American author, editor, and critic Charles Simmons’s semi-autobiographical experimental novel
Wrinkles (1978) comprises 44 topical vignettes, each about three to five pages long, which create a mosaic narrative examining the idiosyncrasies of its unnamed protagonist from childhood to his mid-fifties in the present day. The vignettes cover a broad territory, ranging from fashion to drug use, to the man’s family relationships and the unique challenges of living in New York City. Part of the novel breaks from the man’s lived experience, speculating about his future. Considered one-of-a-kind for its experimental construction,
Wrinkles has been celebrated for its realistic portrayal of the chaos, hardship, and joy of modern life.
The novel’s 44 “chapters” each begin with a recollection of an experience drawn from Simmons’s life, moving through the protagonist’s emotions and thoughts. The anonymous man is introduced as someone who was born, presently lives, and will die in New York City. A writer by trade, white, in late middle age, and divorced, he teaches literature part-time to make ends meet.
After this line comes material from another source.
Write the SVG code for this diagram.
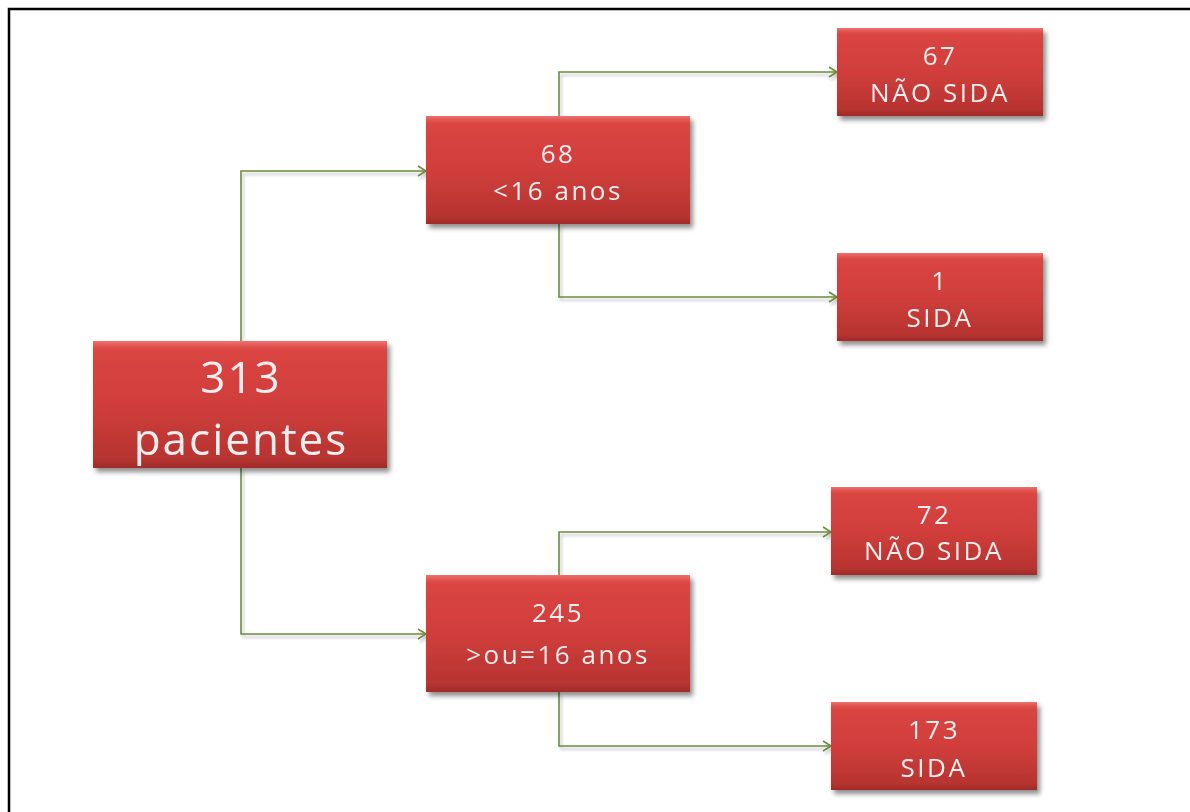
<svg xmlns="http://www.w3.org/2000/svg" width="1190" height="812" viewBox="0 0 1190 812">
<defs>
<linearGradient id="red" x1="0" y1="0" x2="0" y2="1">
<stop offset="0" stop-color="#DC4643"/>
<stop offset="0.5" stop-color="#D03E3B"/>
<stop offset="1" stop-color="#B3322F"/>
</linearGradient>
<linearGradient id="bevel" x1="0" y1="0" x2="0" y2="1">
<stop offset="0" stop-color="#F07470"/>
<stop offset="0.08" stop-color="#E05450" stop-opacity="0"/>
<stop offset="0.92" stop-color="#9A2826" stop-opacity="0"/>
<stop offset="1" stop-color="#9A2826" stop-opacity="0.7"/>
</linearGradient>
<filter id="sh" x="-10%" y="-10%" width="125%" height="130%">
<feGaussianBlur in="SourceAlpha" stdDeviation="2.5"/>
<feOffset dx="3" dy="4" result="b"/>
<feComponentTransfer><feFuncA type="linear" slope="0.45"/></feComponentTransfer>
<feMerge><feMergeNode/><feMergeNode in="SourceGraphic"/></feMerge>
</filter>
<filter id="lsh" x="-5%" y="-5%" width="110%" height="110%">
<feGaussianBlur in="SourceAlpha" stdDeviation="1.5"/>
<feOffset dx="2" dy="3"/>
<feComponentTransfer><feFuncA type="linear" slope="0.25"/></feComponentTransfer>
<feMerge><feMergeNode/><feMergeNode in="SourceGraphic"/></feMerge>
</filter>
<marker id="arr" markerWidth="14" markerHeight="14" refX="11" refY="7" orient="auto" markerUnits="userSpaceOnUse">
<path d="M3,2 L11,7 L3,12" fill="none" stroke="#6E8A3E" stroke-width="1.6"/>
</marker>
</defs>
<style>
.box{fill:url(#red);}
.bev{fill:url(#bevel);}
.t{font-family:"Open Sans","Liberation Sans",sans-serif;fill:#EEEEEE;text-anchor:middle;font-weight:500;}
.s{font-size:26px;letter-spacing:2.5px;}
.l{font-size:44px;letter-spacing:2px;}
.c{fill:none;stroke:#6E8A3E;stroke-width:1.6;marker-end:url(#arr);}
</style>
<rect width="1190" height="812" fill="#FFFFFF"/>
<path d="M9,812 L9,9 L1190,9" fill="none" stroke="#000" stroke-width="2.5"/>
<g id="connectors" filter="url(#lsh)">
<path class="c" d="M241,341 L241,171 L426,171"/>
<path class="c" d="M241,468 L241,634 L426,634"/>
<path class="c" d="M559,116 L559,72 L837,72"/>
<path class="c" d="M559,224 L559,297 L837,297"/>
<path class="c" d="M559,575 L559,532 L831,532"/>
<path class="c" d="M559,692 L559,746 L831,746"/>
</g>
<g id="root" filter="url(#sh)">
<rect class="box" x="93" y="341" width="294" height="127"/>
<rect class="bev" x="93" y="341" width="294" height="127"/>
<text class="t l" x="241" y="393">313</text>
<text class="t l" x="241" y="455">pacientes</text>
</g>
<g id="n68" filter="url(#sh)">
<rect class="box" x="426" y="116" width="264" height="108"/>
<rect class="bev" x="426" y="116" width="264" height="108"/>
<text class="t s" x="558" y="163">68</text>
<text class="t s" x="558" y="200">&lt;16 anos</text>
</g>
<g id="n67" filter="url(#sh)">
<rect class="box" x="837" y="28" width="206" height="88"/>
<rect class="bev" x="837" y="28" width="206" height="88"/>
<text class="t s" x="940" y="65">67</text>
<text class="t s" x="940" y="102">NÃO SIDA</text>
</g>
<g id="n1" filter="url(#sh)">
<rect class="box" x="837" y="253" width="206" height="88"/>
<rect class="bev" x="837" y="253" width="206" height="88"/>
<text class="t s" x="940" y="290">1</text>
<text class="t s" x="940" y="327">SIDA</text>
</g>
<g id="n245" filter="url(#sh)">
<rect class="box" x="426" y="575" width="264" height="117"/>
<rect class="bev" x="426" y="575" width="264" height="117"/>
<text class="t s" x="558" y="622">245</text>
<text class="t s" x="558" y="664">&gt;ou=16 anos</text>
</g>
<g id="n72" filter="url(#sh)">
<rect class="box" x="831" y="487" width="206" height="88"/>
<rect class="bev" x="831" y="487" width="206" height="88"/>
<text class="t s" x="934" y="524">72</text>
<text class="t s" x="934" y="560">NÃO SIDA</text>
</g>
<g id="n173" filter="url(#sh)">
<rect class="box" x="831" y="702" width="206" height="88"/>
<rect class="bev" x="831" y="702" width="206" height="88"/>
<text class="t s" x="934" y="739">173</text>
<text class="t s" x="934" y="777">SIDA</text>
</g>
</svg>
The first vignettes are impressions, or “wrinkles” of his early life. He recalls receiving a meager allowance of a nickel from his parents, joining wrestling in high school, and getting expelled. Later, he recalls the feeling of his Army uniform, the first taste of tobacco, and a homoerotic experience with a college professor. The man makes few judgments about these experiences, speculating only occasionally about what other people were motivated by; rather, he confronts his own motivations, focusing primarily on how he felt at these different moments. In one vignette, he meets a famous film critic at a party and goes with her to see a pornographic film called “Deep Throat.” Noting that he has had many quasi-sexual experiences, he wonders if he used them as a substitute for real sex and intimacy. Other topics in his early life include birthdays, marriage (and his ambivalence of marriage), drinking, friendship, one-night stands, and his most memorable possessions.
In many of the vignettes, Simmons expounds on his life philosophy. He admits that though his protagonist will strive to transform his experience into literature, he will mostly be unable to. This frustrating project comes to fruition in the writing of
Wrinkles. Through this confessional style, Simmons gets his voice.
In his protagonist’s later life, he covers such topics as the invention of numbers and other abstract objects, the deaths of friends and other loved ones, and his regrets about the missed opportunities of youth. At the end of the novel, the vignettes turn to more metaphysical reflections, considering not only Simmons’s future life and eventual death but the fate of humanity and the universe. Though still cognizant of his smallness and ambivalent about whether his life has ultimate meaning, as he approaches old age, Simmons’s protagonist appreciates his wrinkles more and more.